Does Selling Unused Belongings Make More Sense Than Taking a Small Personal Loan?
A closet full of things that haven’t been used in years can look, in a pinch, like an alternative to a loan application — the question is whether it can actually raise the money in time and in the amount actually needed.
The short answer
For a modest expense, selling unused belongings can be a genuinely interest-free way to raise cash, but it works best when the amount needed is relatively small and there’s enough time to sell items at a fair price rather than a rushed one. For larger amounts or urgent timelines, a personal loan typically raises the needed cash far faster and more reliably, even though it comes with interest that selling doesn’t.
Realistic timelines for selling
Selling well takes longer than it seems in the moment. Listing an item, answering questions, negotiating, and completing a sale — whether through an online marketplace, a consignment arrangement, or a local buyer — often takes days to weeks per item, not hours. Selling several items to reach a meaningful total compounds that timeline further, since sales rarely all close at once.
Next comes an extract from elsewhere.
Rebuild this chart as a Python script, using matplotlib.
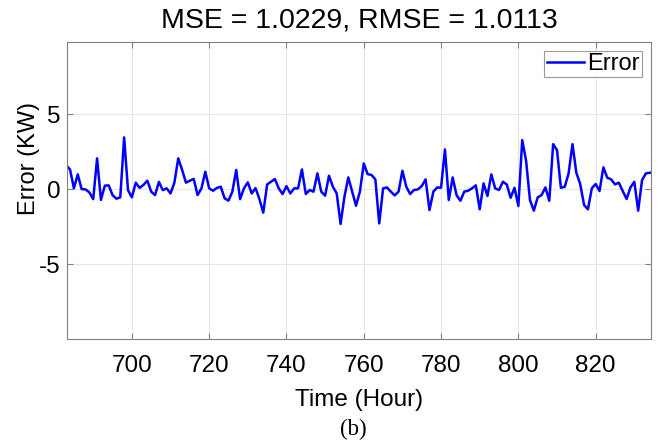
import numpy as np
import matplotlib
matplotlib.use('Agg')
import matplotlib.pyplot as plt

plt.rcParams['font.family'] = 'Liberation Sans'
plt.rcParams['axes.unicode_minus'] = False

# hourly forecast error, hours 683..834
hours = np.arange(683, 835)
error = [
    1.62, 1.33, 0.07, 1.00, 0.02, 0.00, -0.20, -0.65, 2.07, -0.70,
    0.25, 0.27, -0.38, -0.62, -0.53, 3.47, -0.05, -0.53, 0.45, 0.10,
    0.30, 0.58, -0.15, -0.38, 0.50, -0.05, 0.07, -0.27, 0.45, 2.07,
    1.30, 0.45, 0.58, 0.70, -0.38, 0.07, 1.18, 0.07, -0.09, 0.10,
    0.18, -0.60, -0.75, -0.15, 1.30, -0.65, 0.07, 0.47, -0.27, 0.09,
    -0.65, -1.55, 0.33, 0.51, 0.69, 0.07, -0.31, 0.22, -0.27, 0.07,
    0.07, 1.33, -0.31, -0.04, -0.15, 1.07, -0.15, -0.42, 0.91, 0.18,
    -0.27, -2.31, -0.49, 0.80, -0.15, -1.09, -0.15, 1.73, 1.02, 0.96,
    0.67, -2.27, 0.07, 0.13, -0.15, -0.40, -0.15, 1.24, 0.18, -0.31,
    -0.04, 0.00, 0.22, 0.67, -1.38, -0.15, 0.13, 0.11, 2.67, -0.71,
    0.80, -0.38, -0.76, -0.15, -0.09, 0.07, 0.27, -1.33, 0.40, -0.44,
    1.00, 0.07, -0.04, 0.51, 0.33, -0.56, 0.11, -1.11, 3.29, 1.91,
    -0.71, -1.42, -0.53, -0.38, 0.13, -0.76, 3.02, 2.62, 0.11, 0.18,
    1.07, 3.02, 1.11, 0.36, -1.04, -1.33, 0.07, 0.36, -0.11, 1.47,
    0.78, 0.67, 0.33, 0.45, -0.11, -0.64, 0.13, 0.51, -1.42, 0.62,
    1.07, 1.11,
]
xticks = [700, 720, 740, 760, 780, 800, 820]
yticks = [-5, 0, 5]

fig = plt.figure(figsize=(6.62, 4.4), dpi=100)
ax = fig.add_axes([0.1017, 0.229, 0.881, 0.676])
ax.plot(hours, error, color='#0000ff', lw=1.8, label='Error')
ax.set_xlim(683.3, 834.2)
ax.set_ylim(-10, 9.85)
ax.set_xticks(xticks)
ax.set_yticks(yticks)
ax.grid(True, color='#e6e6e6', lw=0.8)
ax.set_axisbelow(True)
for s in ax.spines.values():
    s.set_color('#808080')
    s.set_linewidth(0.8)
ax.tick_params(direction='in', length=4, color='#808080', labelsize=17.5,
               top=True, right=True)
ax.tick_params(axis='x', pad=11)
ax.tick_params(axis='y', pad=5)
ax.set_title('MSE = 1.0229, RMSE = 1.0113', fontsize=20.5, pad=10)
ax.set_xlabel('Time (Hour)', fontsize=17.5, labelpad=9)
ax.set_ylabel('Error (KW)', fontsize=17)
ax.yaxis.set_label_coords(-0.047, 0.609)
leg = ax.legend(loc='upper right', fontsize=17, frameon=True, fancybox=False,
                borderpad=0.1, handlelength=1.6, handletextpad=0.1,
                borderaxespad=0.38)
leg.get_frame().set_edgecolor('#808080')
leg.get_frame().set_linewidth(0.8)
fig.text(0.533, 0.025, '(b)', fontsize=16.5, family='Liberation Serif',
         ha='center', va='center')

plt.savefig('out.png', dpi=100)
Someone facing a bill due in a few days is unlikely to raise a large sum this way regardless of how much they own; someone with a few weeks of runway and a modest target has a much better shot at it.
Pricing also matters: items sold under time pressure tend to go for less than their fair value, since urgency weakens a seller’s negotiating position. A personal loan funded within a day or two doesn’t have that problem — the funding speed is largely fixed regardless of how quickly it’s needed, which is part of why it’s a more predictable tool under a real deadline.
When the loan route wins
Borrowing tends to make more sense than selling when any of a few things are true: the amount needed is larger than what unused belongings could realistically fetch, the deadline is too tight for a proper sale process, or the items in question don’t actually have much resale value once the reality of a secondhand market sets in. It’s easy to overestimate what old belongings are worth to someone else, and a loan removes that uncertainty entirely — the amount is known upfront rather than dependent on what buyers are willing to pay.
A hybrid approach
These two options aren’t mutually exclusive. Selling what can realistically be sold quickly reduces the amount that needs to be borrowed, which lowers the total interest paid on a loan without requiring the sale to cover the full expense alone. This mirrors the logic behind comparing extra income against borrowing for a shortfall — closing part of the gap through another means and financing only what’s left tends to beat an all-or-nothing choice between the two paths. Thinking through the opportunity cost of each option — the time spent selling versus the interest paid on a loan — can help clarify which mix makes the most sense for a given situation.
The takeaway
Selling unused belongings is worth attempting when there’s genuinely enough time and the amount needed is modest, since it can avoid interest entirely. When the timeline is tight or the amount is larger, a loan is usually the more dependable tool, and combining the two — selling what’s practical, borrowing the rest — is often the most efficient path of all.